No, I have faith that the EV's of the future will act as the "storage" as a car is parked 90% of its life. EV owners can buy and sell power.
Again, just swallowing media wishful thinking - who push their "reimagined dream world", which is free from constraints or physics or reality, but full of emotions. Maybe it will work in Zuckerberg's new Metaverse - but not in actual reality!
Some figures on EV's
I think the BMW i3 has a 42kWh battery and a range of about 200-300k's? (Just quoting from memory so that might be wrong).
Now I consume about 11kWh a day a home (I run quite an efficient home).
So to fully charge that car would increase my consumption up to 53kWh per day which is an increase of 381%.

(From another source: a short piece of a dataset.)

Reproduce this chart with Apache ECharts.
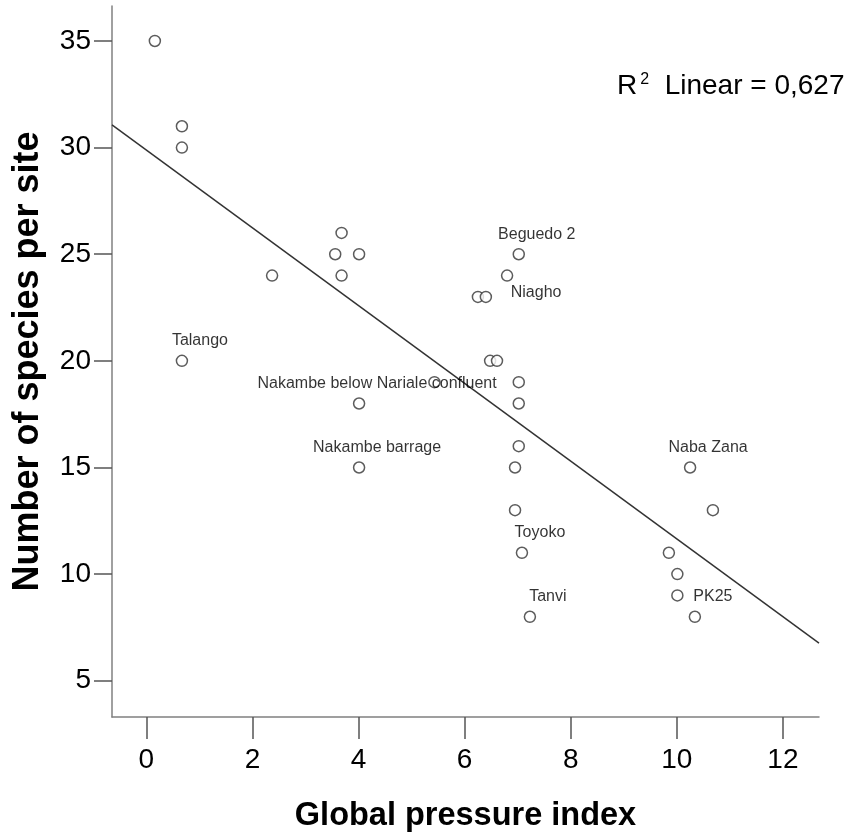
<!DOCTYPE html>
<html>
<head>
<meta charset="utf-8">
<script src="https://cdn.jsdelivr.net/npm/echarts@6/dist/echarts.min.js"></script>
<style>
html,body{margin:0;padding:0;background:#fff;}
#main{width:852px;height:839px;}
</style>
</head>
<body>
<div id="main"></div>
<script>
// data
var pressureIndex = [0.16, 0.67, 0.67, 0.67, 2.37, 3.68, 3.56, 4.01, 3.68, 7.02,
	6.80, 6.25, 6.40, 6.48, 6.61, 5.43, 7.02, 4.01, 7.02, 7.02,
	4.01, 6.95, 6.95, 7.08, 7.23, 10.25, 10.68, 9.85, 10.01, 10.01, 10.34]
var speciesCount = [35, 31, 30, 20, 24, 26, 25, 25, 24, 25,
	24, 23, 23, 20, 20, 19, 19, 18, 18, 16,
	15, 15, 13, 11, 8, 15, 13, 11, 10, 9, 8]
var siteNames = ['', '', '', 'Talango', '', '', '', '', '', 'Beguedo 2',
	'Niagho', '', '', '', '', '', '', 'Nakambe below Nariale confluent', '', '',
	'Nakambe barrage', '', '', 'Toyoko', 'Tanvi', 'Naba Zana', '', '', '', '', 'PK25']
var xTicks = [0, 2, 4, 6, 8, 10, 12]
var yTicks = [5, 10, 15, 20, 25, 30, 35]
// fit line (R2 linear = 0,627)
var fitIntercept = 29.88
var fitSlope = -1.823
var xMin = -0.648, xMax = 12.68
var yMin = 3.30, yMax = 36.64

var chart = echarts.init(document.getElementById('main'))

var points = pressureIndex.map(function(x, i){
	var name = siteNames[i]
	var off = [18, -20]
	if(name == 'Niagho') off = [29, 17]
	return {
		value: [x, speciesCount[i]],
		name: name,
		label: { show: name != '', offset: off }
	}
})

var fitLine = [
	[xMin, fitIntercept + fitSlope * xMin],
	[xMax, fitIntercept + fitSlope * xMax]
]

var font = 'Liberation Sans, Arial, sans-serif'

chart.setOption({
	animation: false,
	title: {
		text: '{r|R}{s|2}{r|  Linear = 0,627}',
		left: 612,
		top: 67,
		textStyle: {
			fontWeight: 'normal',
			rich: {
				r: { fontSize: 28, fontWeight: 'normal', fontFamily: font, color: '#000' },
				s: { fontSize: 16, fontWeight: 'normal', fontFamily: font, color: '#000', verticalAlign: 'top', padding: [0, 0, 0, 3] }
			}
		}
	},
	grid: { left: 112, right: 33, top: 6, bottom: 122, outerBoundsMode: 'none', containLabel: false },
	xAxis: {
		type: 'value',
		min: xMin,
		max: xMax,
		name: 'Global pressure index',
		nameLocation: 'middle',
		nameGap: 83,
		nameTextStyle: { fontSize: 32.5, fontWeight: 'bold', fontFamily: font, color: '#000' },
		axisLine: { show: true, onZero: false, lineStyle: { color: '#808080', width: 1.5 } },
		axisTick: { show: true, length: 22, customValues: xTicks, lineStyle: { color: '#555', width: 1.5 } },
		axisLabel: { customValues: xTicks, margin: 29, fontSize: 28, fontFamily: font, color: '#000' },
		splitLine: { show: false }
	},
	yAxis: {
		type: 'value',
		min: yMin,
		max: yMax,
		name: 'Number of species per site',
		nameLocation: 'middle',
		nameGap: 66,
		nameTextStyle: { fontSize: 36, fontWeight: 'bold', fontFamily: font, color: '#000' },
		axisLine: { show: true, onZero: false, lineStyle: { color: '#808080', width: 1.5 } },
		axisTick: { show: true, length: 18, customValues: yTicks, lineStyle: { color: '#555', width: 1.5 } },
		axisLabel: { customValues: yTicks, margin: 21, fontSize: 28, fontFamily: font, color: '#000' },
		splitLine: { show: false }
	},
	series: [
		{
			type: 'line',
			data: fitLine,
			symbol: 'none',
			lineStyle: { color: '#333', width: 1.5 },
			z: 2
		},
		{
			type: 'scatter',
			data: points,
			symbol: 'circle',
			symbolSize: 11,
			itemStyle: { color: '#fff', borderColor: '#333', borderWidth: 1.5 },
			label: {
				position: 'inside',
				formatter: '{b}',
				fontSize: 16,
				fontFamily: font,
				color: '#000'
			},
			z: 3
		}
	]
})
</script>
</body>
</html>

So if the majority of home owners did that, the suburb supply infrastructure would need to be increased by about 3-4 fold. (Yes you can argue that not everyone will need to fully charge - but the trend stays the same).
In case you don't know, that's not generally technically feasible, in fact most councils are trying to reduce load on their existing infrastructure, because their networks are overloaded by unplanned high density development.
Not to mention, when is the time most EV owners would plug their vehicles in to charge - when they get home at night?
That's precisely the time that maximum load is experienced on the network, when power is in extremely short supply. And now every home has tripled their demand right at that point!
Even the most basic thinking around EV's just results in all the issues getting generally worse, not better.
As I said, if you want to "save the earth" revert back to the 1800's and adopt that life style. Toss all your appliances and ride a horse. If you are not willing to do that, then stop pretending that you are somehow solving the problem using the "thinking" that the media is giving you. It's all just a scam to set up new markets with potential government/regulatory enforced cashflow streams to global corporations who are lining up to benefit.
I have nothing against electric vehicles - they look like an interesting new technology, but they are not going to replace internal combustion engines any time soon, especially in this country. Wouldn't mind one myself as a city run-around. But they are not going to "save the planet".
Nor are they going to behave like some distributed storage device, they are going place a massive load on our already collapsing electricity supply - nothing else.